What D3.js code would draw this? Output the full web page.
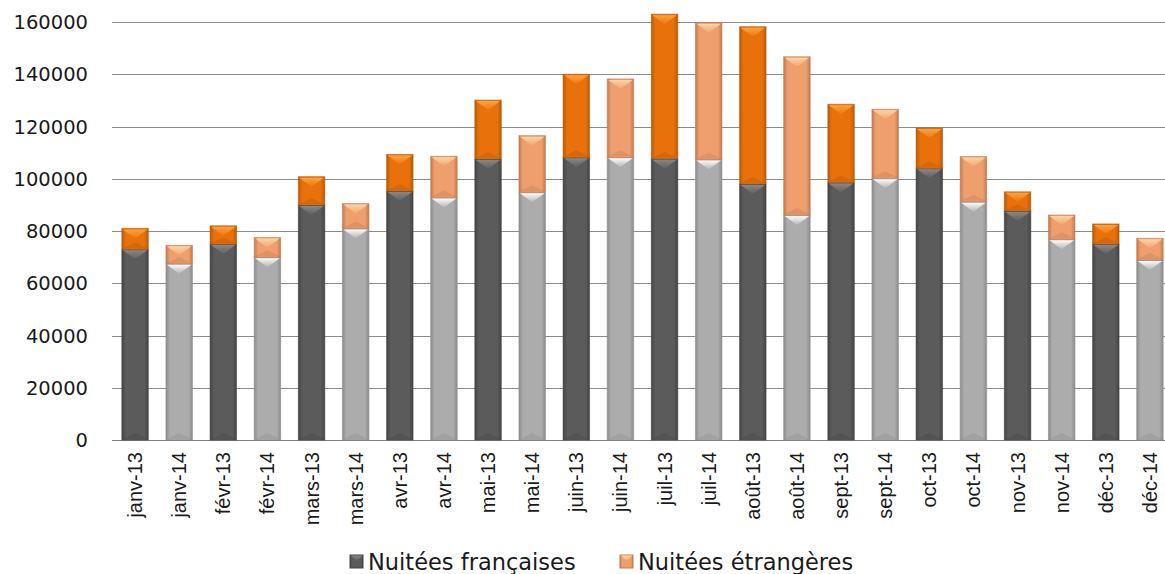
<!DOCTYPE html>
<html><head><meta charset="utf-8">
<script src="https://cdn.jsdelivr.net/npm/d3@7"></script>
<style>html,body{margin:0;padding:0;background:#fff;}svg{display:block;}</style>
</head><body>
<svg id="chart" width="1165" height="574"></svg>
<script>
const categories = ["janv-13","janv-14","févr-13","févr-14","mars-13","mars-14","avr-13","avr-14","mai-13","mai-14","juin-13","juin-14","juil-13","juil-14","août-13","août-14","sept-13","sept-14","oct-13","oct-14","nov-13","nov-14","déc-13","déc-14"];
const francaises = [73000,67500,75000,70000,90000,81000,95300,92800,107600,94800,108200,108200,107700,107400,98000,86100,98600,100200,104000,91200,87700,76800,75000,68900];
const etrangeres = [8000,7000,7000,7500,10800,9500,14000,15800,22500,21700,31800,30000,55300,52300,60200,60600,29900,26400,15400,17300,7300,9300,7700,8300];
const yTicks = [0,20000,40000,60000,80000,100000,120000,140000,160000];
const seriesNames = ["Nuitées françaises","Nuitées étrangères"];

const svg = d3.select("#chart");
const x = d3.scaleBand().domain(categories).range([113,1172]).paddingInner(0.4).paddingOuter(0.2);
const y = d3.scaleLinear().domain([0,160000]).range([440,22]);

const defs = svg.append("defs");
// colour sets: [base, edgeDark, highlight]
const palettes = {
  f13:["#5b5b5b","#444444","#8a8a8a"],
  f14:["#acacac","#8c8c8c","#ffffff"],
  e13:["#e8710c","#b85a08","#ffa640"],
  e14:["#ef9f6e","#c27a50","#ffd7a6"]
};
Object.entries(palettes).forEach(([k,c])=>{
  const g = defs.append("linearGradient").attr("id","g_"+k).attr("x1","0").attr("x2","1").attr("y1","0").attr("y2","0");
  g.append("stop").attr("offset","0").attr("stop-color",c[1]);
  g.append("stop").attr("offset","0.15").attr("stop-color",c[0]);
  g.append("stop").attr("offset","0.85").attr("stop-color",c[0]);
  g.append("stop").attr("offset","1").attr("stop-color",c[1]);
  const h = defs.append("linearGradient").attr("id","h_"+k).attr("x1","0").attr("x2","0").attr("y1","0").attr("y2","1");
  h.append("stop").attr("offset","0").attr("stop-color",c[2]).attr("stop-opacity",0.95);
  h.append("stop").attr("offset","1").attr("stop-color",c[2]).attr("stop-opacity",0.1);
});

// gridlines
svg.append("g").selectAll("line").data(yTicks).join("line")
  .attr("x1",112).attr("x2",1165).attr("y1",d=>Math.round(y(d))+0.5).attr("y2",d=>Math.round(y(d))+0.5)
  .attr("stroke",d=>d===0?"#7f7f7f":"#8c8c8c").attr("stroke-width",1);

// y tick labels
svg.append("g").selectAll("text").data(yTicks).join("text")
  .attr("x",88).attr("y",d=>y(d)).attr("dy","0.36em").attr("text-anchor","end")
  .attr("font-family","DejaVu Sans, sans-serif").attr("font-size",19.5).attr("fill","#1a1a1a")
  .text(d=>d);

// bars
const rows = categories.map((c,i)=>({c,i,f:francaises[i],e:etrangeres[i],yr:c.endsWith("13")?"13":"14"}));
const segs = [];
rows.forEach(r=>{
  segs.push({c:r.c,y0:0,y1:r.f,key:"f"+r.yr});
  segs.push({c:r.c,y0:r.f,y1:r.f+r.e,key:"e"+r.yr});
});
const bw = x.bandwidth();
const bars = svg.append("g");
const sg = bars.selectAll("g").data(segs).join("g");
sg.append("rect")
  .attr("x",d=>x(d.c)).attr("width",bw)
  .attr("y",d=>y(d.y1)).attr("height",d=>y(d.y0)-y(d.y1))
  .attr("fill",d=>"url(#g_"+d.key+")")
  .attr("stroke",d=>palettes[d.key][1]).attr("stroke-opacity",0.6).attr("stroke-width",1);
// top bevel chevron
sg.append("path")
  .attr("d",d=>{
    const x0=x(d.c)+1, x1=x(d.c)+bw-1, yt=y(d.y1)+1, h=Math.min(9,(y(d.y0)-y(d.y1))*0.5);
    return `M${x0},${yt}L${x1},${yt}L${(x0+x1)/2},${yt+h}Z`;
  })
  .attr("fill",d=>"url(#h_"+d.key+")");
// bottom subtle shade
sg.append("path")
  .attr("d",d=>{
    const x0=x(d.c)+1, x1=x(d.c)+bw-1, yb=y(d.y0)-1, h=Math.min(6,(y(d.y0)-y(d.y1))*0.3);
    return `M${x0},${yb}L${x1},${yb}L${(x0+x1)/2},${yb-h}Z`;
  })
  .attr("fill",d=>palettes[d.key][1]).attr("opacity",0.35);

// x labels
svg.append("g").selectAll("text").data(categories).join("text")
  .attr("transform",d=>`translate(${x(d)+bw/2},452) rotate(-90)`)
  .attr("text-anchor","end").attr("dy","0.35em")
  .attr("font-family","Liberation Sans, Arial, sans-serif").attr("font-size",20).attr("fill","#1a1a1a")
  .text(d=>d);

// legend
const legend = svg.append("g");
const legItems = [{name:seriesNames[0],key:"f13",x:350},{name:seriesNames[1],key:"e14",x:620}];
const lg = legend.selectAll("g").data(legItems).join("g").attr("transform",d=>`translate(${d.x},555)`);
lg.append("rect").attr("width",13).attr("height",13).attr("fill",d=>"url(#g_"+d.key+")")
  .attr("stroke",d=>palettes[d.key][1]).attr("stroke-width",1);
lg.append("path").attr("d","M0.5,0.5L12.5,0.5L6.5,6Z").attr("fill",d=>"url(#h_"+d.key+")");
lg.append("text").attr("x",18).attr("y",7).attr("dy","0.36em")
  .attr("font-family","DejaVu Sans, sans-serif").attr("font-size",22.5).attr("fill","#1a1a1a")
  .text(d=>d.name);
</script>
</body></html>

Instructions to follow:
Pictures are to be left out; repeat all the remaining data exactly.

Result:
What D3.js code would draw this? Output the full web page.
<!DOCTYPE html>
<html><head><meta charset="utf-8">
<script src="https://cdn.jsdelivr.net/npm/d3@7"></script>
<style>html,body{margin:0;padding:0;background:#fff;}svg{display:block;}</style>
</head><body>
<svg id="chart" width="1165" height="574"></svg>
<script>
const categories = ["janv-13","janv-14","févr-13","févr-14","mars-13","mars-14","avr-13","avr-14","mai-13","mai-14","juin-13","juin-14","juil-13","juil-14","août-13","août-14","sept-13","sept-14","oct-13","oct-14","nov-13","nov-14","déc-13","déc-14"];
const francaises = [73000,67500,75000,70000,90000,81000,95300,92800,107600,94800,108200,108200,107700,107400,98000,86100,98600,100200,104000,91200,87700,76800,75000,68900];
const etrangeres = [8000,7000,7000,7500,10800,9500,14000,15800,22500,21700,31800,30000,55300,52300,60200,60600,29900,26400,15400,17300,7300,9300,7700,8300];
const yTicks = [0,20000,40000,60000,80000,100000,120000,140000,160000];
const seriesNames = ["Nuitées françaises","Nuitées étrangères"];

const svg = d3.select("#chart");
const x = d3.scaleBand().domain(categories).range([113,1172]).paddingInner(0.4).paddingOuter(0.2);
const y = d3.scaleLinear().domain([0,160000]).range([440,22]);

const defs = svg.append("defs");
// colour sets: [base, edgeDark, highlight]
const palettes = {
  f13:["#5b5b5b","#444444","#8a8a8a"],
  f14:["#acacac","#8c8c8c","#ffffff"],
  e13:["#e8710c","#b85a08","#ffa640"],
  e14:["#ef9f6e","#c27a50","#ffd7a6"]
};
Object.entries(palettes).forEach(([k,c])=>{
  const g = defs.append("linearGradient").attr("id","g_"+k).attr("x1","0").attr("x2","1").attr("y1","0").attr("y2","0");
  g.append("stop").attr("offset","0").attr("stop-color",c[1]);
  g.append("stop").attr("offset","0.15").attr("stop-color",c[0]);
  g.append("stop").attr("offset","0.85").attr("stop-color",c[0]);
  g.append("stop").attr("offset","1").attr("stop-color",c[1]);
  const h = defs.append("linearGradient").attr("id","h_"+k).attr("x1","0").attr("x2","0").attr("y1","0").attr("y2","1");
  h.append("stop").attr("offset","0").attr("stop-color",c[2]).attr("stop-opacity",0.95);
  h.append("stop").attr("offset","1").attr("stop-color",c[2]).attr("stop-opacity",0.1);
});

// gridlines
svg.append("g").selectAll("line").data(yTicks).join("line")
  .attr("x1",112).attr("x2",1165).attr("y1",d=>Math.round(y(d))+0.5).attr("y2",d=>Math.round(y(d))+0.5)
  .attr("stroke",d=>d===0?"#7f7f7f":"#8c8c8c").attr("stroke-width",1);

// y tick labels
svg.append("g").selectAll("text").data(yTicks).join("text")
  .attr("x",88).attr("y",d=>y(d)).attr("dy","0.36em").attr("text-anchor","end")
  .attr("font-family","DejaVu Sans, sans-serif").attr("font-size",19.5).attr("fill","#1a1a1a")
  .text(d=>d);

// bars
const rows = categories.map((c,i)=>({c,i,f:francaises[i],e:etrangeres[i],yr:c.endsWith("13")?"13":"14"}));
const segs = [];
rows.forEach(r=>{
  segs.push({c:r.c,y0:0,y1:r.f,key:"f"+r.yr});
  segs.push({c:r.c,y0:r.f,y1:r.f+r.e,key:"e"+r.yr});
});
const bw = x.bandwidth();
const bars = svg.append("g");
const sg = bars.selectAll("g").data(segs).join("g");
sg.append("rect")
  .attr("x",d=>x(d.c)).attr("width",bw)
  .attr("y",d=>y(d.y1)).attr("height",d=>y(d.y0)-y(d.y1))
  .attr("fill",d=>"url(#g_"+d.key+")")
  .attr("stroke",d=>palettes[d.key][1]).attr("stroke-opacity",0.6).attr("stroke-width",1);
// top bevel chevron
sg.append("path")
  .attr("d",d=>{
    const x0=x(d.c)+1, x1=x(d.c)+bw-1, yt=y(d.y1)+1, h=Math.min(9,(y(d.y0)-y(d.y1))*0.5);
    return `M${x0},${yt}L${x1},${yt}L${(x0+x1)/2},${yt+h}Z`;
  })
  .attr("fill",d=>"url(#h_"+d.key+")");
// bottom subtle shade
sg.append("path")
  .attr("d",d=>{
    const x0=x(d.c)+1, x1=x(d.c)+bw-1, yb=y(d.y0)-1, h=Math.min(6,(y(d.y0)-y(d.y1))*0.3);
    return `M${x0},${yb}L${x1},${yb}L${(x0+x1)/2},${yb-h}Z`;
  })
  .attr("fill",d=>palettes[d.key][1]).attr("opacity",0.35);

// x labels
svg.append("g").selectAll("text").data(categories).join("text")
  .attr("transform",d=>`translate(${x(d)+bw/2},452) rotate(-90)`)
  .attr("text-anchor","end").attr("dy","0.35em")
  .attr("font-family","Liberation Sans, Arial, sans-serif").attr("font-size",20).attr("fill","#1a1a1a")
  .text(d=>d);

// legend
const legend = svg.append("g");
const legItems = [{name:seriesNames[0],key:"f13",x:350},{name:seriesNames[1],key:"e14",x:620}];
const lg = legend.selectAll("g").data(legItems).join("g").attr("transform",d=>`translate(${d.x},555)`);
lg.append("rect").attr("width",13).attr("height",13).attr("fill",d=>"url(#g_"+d.key+")")
  .attr("stroke",d=>palettes[d.key][1]).attr("stroke-width",1);
lg.append("path").attr("d","M0.5,0.5L12.5,0.5L6.5,6Z").attr("fill",d=>"url(#h_"+d.key+")");
lg.append("text").attr("x",18).attr("y",7).attr("dy","0.36em")
  .attr("font-family","DejaVu Sans, sans-serif").attr("font-size",22.5).attr("fill","#1a1a1a")
  .text(d=>d.name);
</script>
</body></html>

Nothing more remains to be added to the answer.